Big Changes In Store for an Arts & Crafts Landmark

As I sat down this morning about to write this column, I had expected to open with the line, “Well, if it’s August, then its time to really start working on the Grove Park Inn Arts & Crafts Conference.”

But that’s not true.

Even after 25 years, I don’t think a day goes by that I don’t think about some aspect of the Arts & Crafts Conference. Contracts from the 125 antiques dealers, contemporary craftsfirms, and book and magazine publishers have been coming in this past month, which means we’re working on the floor plan for the show, getting more space for some exhibitors, choosing replacements for others.

In the early years of the conference, I had to beg speakers to come to the Grove Park Inn. Now we’re fortunate in that researchers, writers and authors bring us proposals for presentations (first rule: we do not want lectures!), so we can put together a team of speakers who explore nearly every aspect of the Arts & Crafts movement, from art pottery and furniture to architecture, history, metalware and art.

And we’re just a week away from being able to announce this year’s topics and speakers.

So, we really don’t wait until August to get started.

Naturally, one of the most often asked questions I’m getting these days is how the new ownership is going to affect the February Arts & Crafts Conference.

In case you missed the announcement, after 57 years of stewardship, the Charles Sammons Corporation of Dallas sold the Grove Park Inn Resort & Spa to a group of investors operating under the name of KSL Resorts in California. The firm owns a total of nine luxury resorts across the United States, from the Hotel del Coronado in San Diego to the Vail Mountain Lodge in Colorado and The Homestead in Hot Springs, Virginia.

The transfer officially took place on May 1st, but the KSL team had been on the property for months prior to that, inspecting rooms and facilities, making notes, formulating plans and interviewing every employee, from the room service staff in the kitchen to the general manager at the top.

I purposely laid low during those first few months, but now have started a round of meetings with new department heads, introducing myself and explaining how the conference has evolved over the course of 25 years. I was actually fortunate that back in the fall of 1987, the sales manager, with whom I had sat down and sketched out our plans for the first Arts & Crafts Conference, came to work on a Monday morning and got fired.

I learned that day the value of a written contract.

What started at that first meeting as a few pages of scribbled notes has now grown to become a 12-page legal contract setting the terms and conditions of our agreement for an annual Arts & Crafts Conference all the way to the year 2019. I’ve lost count of the number of sales managers I have seen come and go at the Grove Park Inn over the course of a quarter of a century, but knowing that we have a contract in place enables me to sleep at night. In nearly every case, the new sales manager has come in looking for ways they can help improve the Arts & Crafts Conference.

And KSL has not shown any indication they want to try to fix something that isn’t broke.

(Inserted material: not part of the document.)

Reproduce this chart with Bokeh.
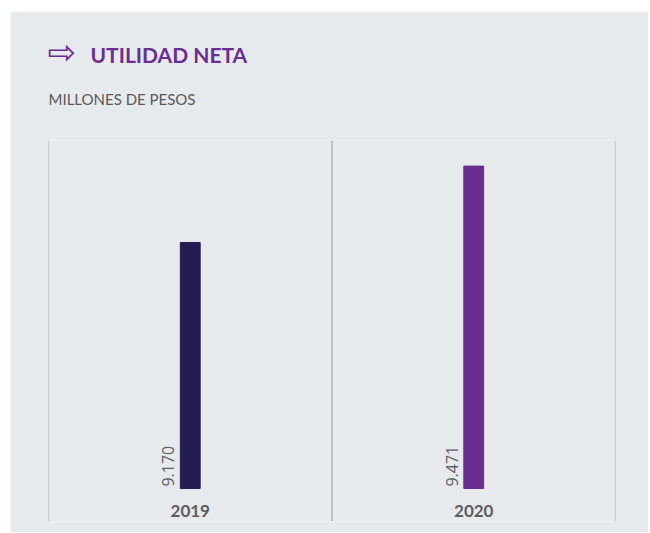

Besides, they’ve got bigger fish to fry.

What you are going to notice when you arrive next February are some major changes to the interior of the hotel. Since the rooms in the 1913 Main Inn and those in the 1984 Sammons wing had been renovated recently, KSL is focusing on the 1988 Vanderbilt Wing, including new carpeting in all the rooms and hallways.

And then there is the Great Hall, the mammoth lobby flanked by twin fireplaces capable of burning 12-foot logs, that has always served as the social center and the heart pumping energy throughout the entire 510-room hotel.

Ever since Fred L. Seely, the chief designer and general manager from 1913 through 1927, left the hotel, the Great Hall has suffered at the hands of owners and management who had little understanding or appreciation for the Arts & Crafts style. That attitude began to change after the success of the annual Arts & Crafts Conference, but by then much of the damage had been done: the rocks had been stripped off the columns, a storage room for the bellman was plopped along the front wall, the front desk had been enlarged far beyond what was needed, one of the fireplaces was allowed to deteriorate to the point where it could no longer be used, and a sports bar with big-screen televisions and loud bands dominated the room.

One of the KSL team members said she felt like she had stepped inside a major airport terminal.

Not what Edwin Wiley Grove and Fred L. Seely had in mind in 1913.

Nor the KSL and Grove Park Inn staff. So changes are going to take place.

Workmen have not yet descended on the Great Hall, for the KSL team has learned that “Haste makes waste.” On a project of this size and importance, more time should be spent planning and anticipating than demolishing and hammering. Sometimes you only get one chance to do it right.

So I don’t expect the Great Hall renovations to be completed by February, but I do think that we, more than any other group, will appreciate the steps they are taking to recapture the original Arts & Crafts feeling of the hotel.

And if they don’t, well, we’ve never been a shy group when it comes to expressing our opinions.

Until next Monday,

Be thinking about the G.P.I. in February!

Bruce

“Little men want big titles, big men refuse them.” – Nathaniel Hawthorne

(One of several mottos Fred Seely had painted on the boulders in the Great Hall at the Grove Park Inn.)

Lower Photo: The Great Hall c.1913 with Roycroft chandeliers and Heywood-Wakefield wicker furniture.